The Sunday afternoon links have landed, including: Furry, cotton-tailed Marxists; why biblical genealogies aren’t as boring as they seem; a Klosely-held Kristian Korporation seeks its religious liberty; you wouldn’t like him when he’s angry; plus a bit of the old houghmagandy.
• Global warming is a Marxist conspiracy says Republican Sen. James Inhofe, and Republican Rep. Louis Gohmert, and Republican Sen. Ted Cruz. But they don’t appreciate how vast and huge the conspiracy really is. Even the snowshoe hares are in on it. Those little Marxist, secular-humanist bastards.
• This photograph was taken by photojournalist Buzz Aldrin 45 years ago. That guy really would do whatever it takes to get the shot:
• If an all-volunteer military decreases the sense of shared sacrifice and thereby increases the likelihood of war, Doctor Science says, then “Don’t bring back the draft, bring back war taxes.” Yes.
• The Gospel of Matthew provides a genealogy of Jesus. So does the Gospel of Luke. These genealogies are not the same. They cannot be harmonized or reconciled — either with one another or with the many other, earlier genealogies elsewhere in the Bible. Plus they really don’t fit well with the general timeline of the story of Israel throughout the Hebrew scriptures.
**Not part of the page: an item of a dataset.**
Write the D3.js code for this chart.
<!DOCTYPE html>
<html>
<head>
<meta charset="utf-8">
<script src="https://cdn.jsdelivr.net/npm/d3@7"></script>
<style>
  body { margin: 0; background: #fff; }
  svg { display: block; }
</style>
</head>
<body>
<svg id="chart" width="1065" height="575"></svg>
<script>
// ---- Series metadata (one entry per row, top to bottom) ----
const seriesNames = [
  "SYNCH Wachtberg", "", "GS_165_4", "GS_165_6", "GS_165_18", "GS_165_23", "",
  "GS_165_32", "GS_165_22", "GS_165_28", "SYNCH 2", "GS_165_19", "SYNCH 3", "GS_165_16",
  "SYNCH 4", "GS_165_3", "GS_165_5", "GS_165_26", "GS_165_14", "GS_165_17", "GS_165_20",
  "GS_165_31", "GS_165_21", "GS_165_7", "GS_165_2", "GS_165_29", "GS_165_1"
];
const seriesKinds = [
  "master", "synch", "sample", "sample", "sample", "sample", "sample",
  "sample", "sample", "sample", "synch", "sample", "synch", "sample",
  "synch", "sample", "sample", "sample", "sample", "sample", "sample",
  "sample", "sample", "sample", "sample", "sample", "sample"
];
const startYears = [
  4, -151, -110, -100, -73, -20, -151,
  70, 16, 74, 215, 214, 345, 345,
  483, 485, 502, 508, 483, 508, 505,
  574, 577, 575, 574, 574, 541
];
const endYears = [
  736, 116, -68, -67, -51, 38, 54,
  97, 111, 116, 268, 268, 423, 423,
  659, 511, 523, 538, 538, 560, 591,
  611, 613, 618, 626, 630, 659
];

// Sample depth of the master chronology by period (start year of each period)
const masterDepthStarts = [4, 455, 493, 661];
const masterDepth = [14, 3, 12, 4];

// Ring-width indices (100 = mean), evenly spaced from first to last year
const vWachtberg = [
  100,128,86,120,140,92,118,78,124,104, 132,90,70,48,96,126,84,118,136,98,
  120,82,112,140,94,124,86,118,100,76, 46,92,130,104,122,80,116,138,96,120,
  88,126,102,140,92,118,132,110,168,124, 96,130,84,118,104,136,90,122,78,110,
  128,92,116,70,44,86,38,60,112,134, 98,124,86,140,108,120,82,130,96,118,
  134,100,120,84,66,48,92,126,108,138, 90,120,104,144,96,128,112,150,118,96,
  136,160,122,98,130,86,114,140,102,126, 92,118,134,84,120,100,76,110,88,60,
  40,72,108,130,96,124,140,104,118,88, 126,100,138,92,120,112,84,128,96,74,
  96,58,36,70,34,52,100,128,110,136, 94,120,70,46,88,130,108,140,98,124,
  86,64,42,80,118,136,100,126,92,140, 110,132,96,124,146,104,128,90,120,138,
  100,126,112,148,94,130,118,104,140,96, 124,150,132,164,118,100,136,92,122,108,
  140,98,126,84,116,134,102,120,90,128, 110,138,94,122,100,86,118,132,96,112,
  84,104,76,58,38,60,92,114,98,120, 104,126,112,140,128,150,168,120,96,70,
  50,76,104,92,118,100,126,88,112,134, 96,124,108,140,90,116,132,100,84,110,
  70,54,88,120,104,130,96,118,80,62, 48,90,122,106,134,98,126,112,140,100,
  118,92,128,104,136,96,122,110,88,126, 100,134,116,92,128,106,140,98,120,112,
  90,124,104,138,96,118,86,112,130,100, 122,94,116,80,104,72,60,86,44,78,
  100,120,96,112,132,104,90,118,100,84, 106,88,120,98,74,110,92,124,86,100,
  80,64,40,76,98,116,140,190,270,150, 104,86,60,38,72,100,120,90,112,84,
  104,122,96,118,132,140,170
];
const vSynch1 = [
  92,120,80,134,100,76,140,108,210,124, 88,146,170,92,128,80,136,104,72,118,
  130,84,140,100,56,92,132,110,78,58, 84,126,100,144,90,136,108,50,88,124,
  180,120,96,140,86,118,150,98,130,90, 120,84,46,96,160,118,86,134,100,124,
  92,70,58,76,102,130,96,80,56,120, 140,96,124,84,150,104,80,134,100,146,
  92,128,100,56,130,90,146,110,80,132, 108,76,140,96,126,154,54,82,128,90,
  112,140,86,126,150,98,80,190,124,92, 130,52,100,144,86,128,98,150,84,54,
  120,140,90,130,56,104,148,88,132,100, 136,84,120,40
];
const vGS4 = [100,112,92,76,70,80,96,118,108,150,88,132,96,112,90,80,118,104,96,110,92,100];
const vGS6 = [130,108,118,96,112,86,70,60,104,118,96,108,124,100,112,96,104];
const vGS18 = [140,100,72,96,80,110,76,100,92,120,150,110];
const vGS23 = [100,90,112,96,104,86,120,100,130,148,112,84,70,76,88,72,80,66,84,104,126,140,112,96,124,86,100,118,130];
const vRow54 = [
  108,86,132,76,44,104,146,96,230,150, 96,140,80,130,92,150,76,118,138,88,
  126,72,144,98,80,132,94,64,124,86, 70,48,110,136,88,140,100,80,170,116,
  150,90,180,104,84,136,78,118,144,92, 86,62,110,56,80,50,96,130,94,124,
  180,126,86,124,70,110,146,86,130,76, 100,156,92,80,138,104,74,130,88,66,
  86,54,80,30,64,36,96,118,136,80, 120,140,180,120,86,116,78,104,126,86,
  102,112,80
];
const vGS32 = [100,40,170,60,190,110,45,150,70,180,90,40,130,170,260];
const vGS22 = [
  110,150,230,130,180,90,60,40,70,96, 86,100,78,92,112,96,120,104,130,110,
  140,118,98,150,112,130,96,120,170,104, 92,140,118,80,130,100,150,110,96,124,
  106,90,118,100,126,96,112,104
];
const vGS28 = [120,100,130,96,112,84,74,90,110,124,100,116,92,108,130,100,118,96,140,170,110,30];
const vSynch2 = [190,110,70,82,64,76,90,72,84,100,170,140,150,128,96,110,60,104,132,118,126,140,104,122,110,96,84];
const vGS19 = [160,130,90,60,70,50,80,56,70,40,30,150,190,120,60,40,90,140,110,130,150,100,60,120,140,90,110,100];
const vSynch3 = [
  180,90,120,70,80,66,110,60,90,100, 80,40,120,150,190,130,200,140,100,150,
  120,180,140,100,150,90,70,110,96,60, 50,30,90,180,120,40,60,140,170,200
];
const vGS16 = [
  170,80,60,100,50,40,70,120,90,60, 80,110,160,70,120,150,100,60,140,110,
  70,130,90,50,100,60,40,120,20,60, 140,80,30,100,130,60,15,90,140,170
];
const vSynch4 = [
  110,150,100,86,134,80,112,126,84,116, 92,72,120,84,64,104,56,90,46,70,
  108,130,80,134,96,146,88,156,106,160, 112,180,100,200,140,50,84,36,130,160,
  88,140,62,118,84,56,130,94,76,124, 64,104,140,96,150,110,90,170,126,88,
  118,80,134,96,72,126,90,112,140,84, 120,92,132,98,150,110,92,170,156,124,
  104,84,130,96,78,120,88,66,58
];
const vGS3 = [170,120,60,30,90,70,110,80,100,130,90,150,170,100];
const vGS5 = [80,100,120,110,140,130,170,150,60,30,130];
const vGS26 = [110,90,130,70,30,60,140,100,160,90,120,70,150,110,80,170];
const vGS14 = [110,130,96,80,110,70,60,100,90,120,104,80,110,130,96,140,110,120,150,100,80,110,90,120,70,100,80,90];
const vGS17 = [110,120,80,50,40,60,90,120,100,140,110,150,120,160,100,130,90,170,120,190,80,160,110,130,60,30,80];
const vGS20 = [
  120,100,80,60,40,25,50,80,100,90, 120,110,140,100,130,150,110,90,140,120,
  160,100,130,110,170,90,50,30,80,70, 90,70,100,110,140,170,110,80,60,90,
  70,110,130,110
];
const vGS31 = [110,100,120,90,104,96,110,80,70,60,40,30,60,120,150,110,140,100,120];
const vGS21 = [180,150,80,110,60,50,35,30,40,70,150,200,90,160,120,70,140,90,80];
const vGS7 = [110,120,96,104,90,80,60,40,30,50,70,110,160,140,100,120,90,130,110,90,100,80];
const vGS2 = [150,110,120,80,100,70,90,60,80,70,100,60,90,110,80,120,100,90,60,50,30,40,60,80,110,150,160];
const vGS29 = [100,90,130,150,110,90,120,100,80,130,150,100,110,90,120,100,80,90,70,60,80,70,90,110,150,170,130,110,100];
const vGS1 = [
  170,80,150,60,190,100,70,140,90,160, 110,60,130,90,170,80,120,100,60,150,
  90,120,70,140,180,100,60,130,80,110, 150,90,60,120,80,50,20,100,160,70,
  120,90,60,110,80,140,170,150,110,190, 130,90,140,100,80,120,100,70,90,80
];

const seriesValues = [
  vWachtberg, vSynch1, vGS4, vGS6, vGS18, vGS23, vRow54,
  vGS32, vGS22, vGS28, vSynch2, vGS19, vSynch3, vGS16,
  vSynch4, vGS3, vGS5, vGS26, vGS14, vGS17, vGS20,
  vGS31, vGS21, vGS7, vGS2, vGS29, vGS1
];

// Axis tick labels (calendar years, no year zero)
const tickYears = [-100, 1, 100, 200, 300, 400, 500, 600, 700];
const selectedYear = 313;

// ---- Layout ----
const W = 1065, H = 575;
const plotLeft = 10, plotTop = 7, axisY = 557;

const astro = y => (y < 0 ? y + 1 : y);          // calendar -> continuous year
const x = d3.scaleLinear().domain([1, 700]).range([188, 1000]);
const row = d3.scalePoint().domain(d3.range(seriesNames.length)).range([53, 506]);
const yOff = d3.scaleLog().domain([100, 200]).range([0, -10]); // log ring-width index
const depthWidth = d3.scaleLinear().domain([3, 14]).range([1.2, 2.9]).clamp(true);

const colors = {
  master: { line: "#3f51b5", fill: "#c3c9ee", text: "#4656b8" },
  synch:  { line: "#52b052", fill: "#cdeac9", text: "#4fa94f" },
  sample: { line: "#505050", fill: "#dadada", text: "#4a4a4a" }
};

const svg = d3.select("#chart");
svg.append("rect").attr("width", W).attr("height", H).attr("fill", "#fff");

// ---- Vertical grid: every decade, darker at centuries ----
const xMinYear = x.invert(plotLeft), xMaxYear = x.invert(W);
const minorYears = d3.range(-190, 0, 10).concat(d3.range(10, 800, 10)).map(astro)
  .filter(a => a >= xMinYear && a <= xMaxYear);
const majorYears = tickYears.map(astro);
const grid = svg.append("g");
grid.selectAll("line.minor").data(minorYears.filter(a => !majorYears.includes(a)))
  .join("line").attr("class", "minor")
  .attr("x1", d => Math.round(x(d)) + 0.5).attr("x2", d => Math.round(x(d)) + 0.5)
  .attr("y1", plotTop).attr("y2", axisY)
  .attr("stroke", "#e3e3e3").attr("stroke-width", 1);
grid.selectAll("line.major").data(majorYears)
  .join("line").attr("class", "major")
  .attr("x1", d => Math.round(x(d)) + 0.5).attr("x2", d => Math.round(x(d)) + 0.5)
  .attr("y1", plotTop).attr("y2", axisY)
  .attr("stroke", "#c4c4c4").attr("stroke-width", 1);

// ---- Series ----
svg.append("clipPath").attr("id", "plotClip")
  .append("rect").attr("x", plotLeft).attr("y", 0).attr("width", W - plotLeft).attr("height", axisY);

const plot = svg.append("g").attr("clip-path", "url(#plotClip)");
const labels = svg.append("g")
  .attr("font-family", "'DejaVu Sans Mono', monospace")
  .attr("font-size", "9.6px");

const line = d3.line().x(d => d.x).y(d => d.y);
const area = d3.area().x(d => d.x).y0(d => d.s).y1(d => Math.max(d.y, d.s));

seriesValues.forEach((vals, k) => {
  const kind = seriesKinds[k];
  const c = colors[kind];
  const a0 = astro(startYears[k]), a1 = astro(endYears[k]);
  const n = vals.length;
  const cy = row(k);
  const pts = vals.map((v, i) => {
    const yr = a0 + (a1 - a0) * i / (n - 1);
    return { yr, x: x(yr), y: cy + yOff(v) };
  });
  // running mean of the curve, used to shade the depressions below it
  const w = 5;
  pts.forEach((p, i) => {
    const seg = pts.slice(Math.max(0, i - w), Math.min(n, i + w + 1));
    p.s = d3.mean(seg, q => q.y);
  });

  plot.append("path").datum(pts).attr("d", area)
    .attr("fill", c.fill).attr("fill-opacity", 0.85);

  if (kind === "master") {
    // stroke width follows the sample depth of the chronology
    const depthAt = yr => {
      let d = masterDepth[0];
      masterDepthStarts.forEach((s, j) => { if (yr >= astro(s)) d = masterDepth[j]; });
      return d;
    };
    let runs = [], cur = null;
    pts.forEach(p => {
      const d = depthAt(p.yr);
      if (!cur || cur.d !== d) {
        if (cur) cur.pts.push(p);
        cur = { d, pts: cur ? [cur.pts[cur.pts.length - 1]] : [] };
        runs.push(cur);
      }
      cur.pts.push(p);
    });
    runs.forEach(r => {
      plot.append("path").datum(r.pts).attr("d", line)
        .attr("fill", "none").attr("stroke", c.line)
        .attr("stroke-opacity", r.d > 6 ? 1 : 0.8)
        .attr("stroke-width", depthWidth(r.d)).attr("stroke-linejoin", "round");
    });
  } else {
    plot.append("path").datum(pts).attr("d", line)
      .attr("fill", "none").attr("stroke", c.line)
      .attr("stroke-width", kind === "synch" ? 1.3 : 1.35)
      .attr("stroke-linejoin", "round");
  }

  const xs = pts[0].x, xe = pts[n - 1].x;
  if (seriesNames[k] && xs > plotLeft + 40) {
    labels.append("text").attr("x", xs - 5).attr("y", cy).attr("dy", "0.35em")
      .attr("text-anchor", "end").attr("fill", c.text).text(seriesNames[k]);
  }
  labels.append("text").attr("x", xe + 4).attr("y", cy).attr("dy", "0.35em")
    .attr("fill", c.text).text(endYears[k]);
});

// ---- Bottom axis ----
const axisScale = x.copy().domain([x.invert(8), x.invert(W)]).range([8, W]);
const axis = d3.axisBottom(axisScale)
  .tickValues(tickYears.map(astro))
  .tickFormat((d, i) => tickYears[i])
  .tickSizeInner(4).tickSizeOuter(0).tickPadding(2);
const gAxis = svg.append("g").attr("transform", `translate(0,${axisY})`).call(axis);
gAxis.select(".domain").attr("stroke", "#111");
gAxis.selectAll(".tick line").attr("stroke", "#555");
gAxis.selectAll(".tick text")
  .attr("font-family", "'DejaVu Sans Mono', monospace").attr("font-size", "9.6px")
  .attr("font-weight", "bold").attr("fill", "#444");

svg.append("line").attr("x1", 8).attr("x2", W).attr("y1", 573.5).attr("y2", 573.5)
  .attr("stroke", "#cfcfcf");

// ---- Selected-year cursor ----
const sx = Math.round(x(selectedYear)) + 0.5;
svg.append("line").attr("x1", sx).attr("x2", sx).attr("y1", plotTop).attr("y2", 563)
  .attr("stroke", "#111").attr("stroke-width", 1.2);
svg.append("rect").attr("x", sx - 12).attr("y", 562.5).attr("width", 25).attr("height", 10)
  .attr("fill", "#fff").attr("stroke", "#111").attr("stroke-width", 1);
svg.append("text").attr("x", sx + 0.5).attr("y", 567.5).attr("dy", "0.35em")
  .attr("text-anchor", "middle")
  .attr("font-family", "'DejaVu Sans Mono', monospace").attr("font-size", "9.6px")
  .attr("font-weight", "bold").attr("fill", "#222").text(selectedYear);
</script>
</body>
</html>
This largely escapes notice and discussion because genealogies are boring. Good little evangelicals taught to believe in Chicago Inerrancy are spared from a traumatic crisis of faith mainly because their eyes glaze over somewhere around the fifth or sixth “begat.”
Anyway, here’s Paul Davidson on everything you missed about Matthew’s genealogy because you stopped paying attention before you even got to Aminadab. You probably won’t believe me when I tell you it’s fascinating stuff, but it is.
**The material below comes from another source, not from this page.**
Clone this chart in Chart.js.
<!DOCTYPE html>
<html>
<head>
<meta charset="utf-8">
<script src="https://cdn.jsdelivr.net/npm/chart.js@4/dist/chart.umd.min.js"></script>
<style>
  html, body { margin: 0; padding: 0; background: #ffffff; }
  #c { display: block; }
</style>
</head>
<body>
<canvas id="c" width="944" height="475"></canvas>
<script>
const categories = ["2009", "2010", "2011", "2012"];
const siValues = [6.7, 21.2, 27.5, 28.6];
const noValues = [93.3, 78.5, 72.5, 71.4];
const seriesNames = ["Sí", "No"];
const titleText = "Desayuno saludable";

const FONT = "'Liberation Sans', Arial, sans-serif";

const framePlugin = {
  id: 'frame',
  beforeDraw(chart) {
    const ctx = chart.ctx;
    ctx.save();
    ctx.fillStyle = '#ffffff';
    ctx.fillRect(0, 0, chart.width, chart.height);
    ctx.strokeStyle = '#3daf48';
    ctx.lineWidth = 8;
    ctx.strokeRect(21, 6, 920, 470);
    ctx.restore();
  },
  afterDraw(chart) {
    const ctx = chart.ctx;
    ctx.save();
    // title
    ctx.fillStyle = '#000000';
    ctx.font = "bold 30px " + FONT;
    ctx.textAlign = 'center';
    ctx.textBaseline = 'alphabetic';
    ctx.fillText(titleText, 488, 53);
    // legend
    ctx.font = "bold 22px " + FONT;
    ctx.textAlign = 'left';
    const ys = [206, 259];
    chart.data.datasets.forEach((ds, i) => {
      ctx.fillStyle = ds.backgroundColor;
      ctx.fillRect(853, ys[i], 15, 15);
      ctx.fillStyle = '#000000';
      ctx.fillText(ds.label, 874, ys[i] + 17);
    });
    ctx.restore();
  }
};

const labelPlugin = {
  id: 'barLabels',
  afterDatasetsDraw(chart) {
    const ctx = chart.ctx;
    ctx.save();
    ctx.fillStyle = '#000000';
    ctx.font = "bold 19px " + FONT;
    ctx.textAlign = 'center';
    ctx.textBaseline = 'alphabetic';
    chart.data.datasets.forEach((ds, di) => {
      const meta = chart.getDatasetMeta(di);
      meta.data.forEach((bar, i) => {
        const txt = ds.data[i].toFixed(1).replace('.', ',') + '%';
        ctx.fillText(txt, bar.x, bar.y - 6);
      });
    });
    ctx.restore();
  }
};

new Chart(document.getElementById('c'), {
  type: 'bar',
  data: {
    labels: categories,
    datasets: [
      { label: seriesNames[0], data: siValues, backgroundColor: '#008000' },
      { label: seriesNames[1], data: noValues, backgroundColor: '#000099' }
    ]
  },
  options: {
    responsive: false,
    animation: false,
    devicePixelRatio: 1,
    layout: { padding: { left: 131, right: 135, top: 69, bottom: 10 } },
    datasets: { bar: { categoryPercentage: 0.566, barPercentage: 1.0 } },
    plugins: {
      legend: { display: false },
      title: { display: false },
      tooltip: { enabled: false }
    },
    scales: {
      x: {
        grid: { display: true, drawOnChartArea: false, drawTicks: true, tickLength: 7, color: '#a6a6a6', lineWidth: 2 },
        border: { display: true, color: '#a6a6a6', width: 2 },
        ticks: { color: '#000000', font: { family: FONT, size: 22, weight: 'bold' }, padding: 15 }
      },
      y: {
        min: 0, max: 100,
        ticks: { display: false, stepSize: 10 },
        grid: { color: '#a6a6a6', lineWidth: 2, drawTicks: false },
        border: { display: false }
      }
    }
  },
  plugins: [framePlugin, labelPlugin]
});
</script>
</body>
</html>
• “He claims that he’s being persecuted for his religious beliefs. ‘We are a conservative Christian group,’ he says. ‘My rights were infringed upon.'”
• I’d never encountered the terms “fadoodling” or “pogue the hone” or “ride below the crupper,” but even centuries after their currency, it’s difficult to imagine a context for their use in which their meaning wouldn’t come across.
• You have a plutocracy? We have a Hulk.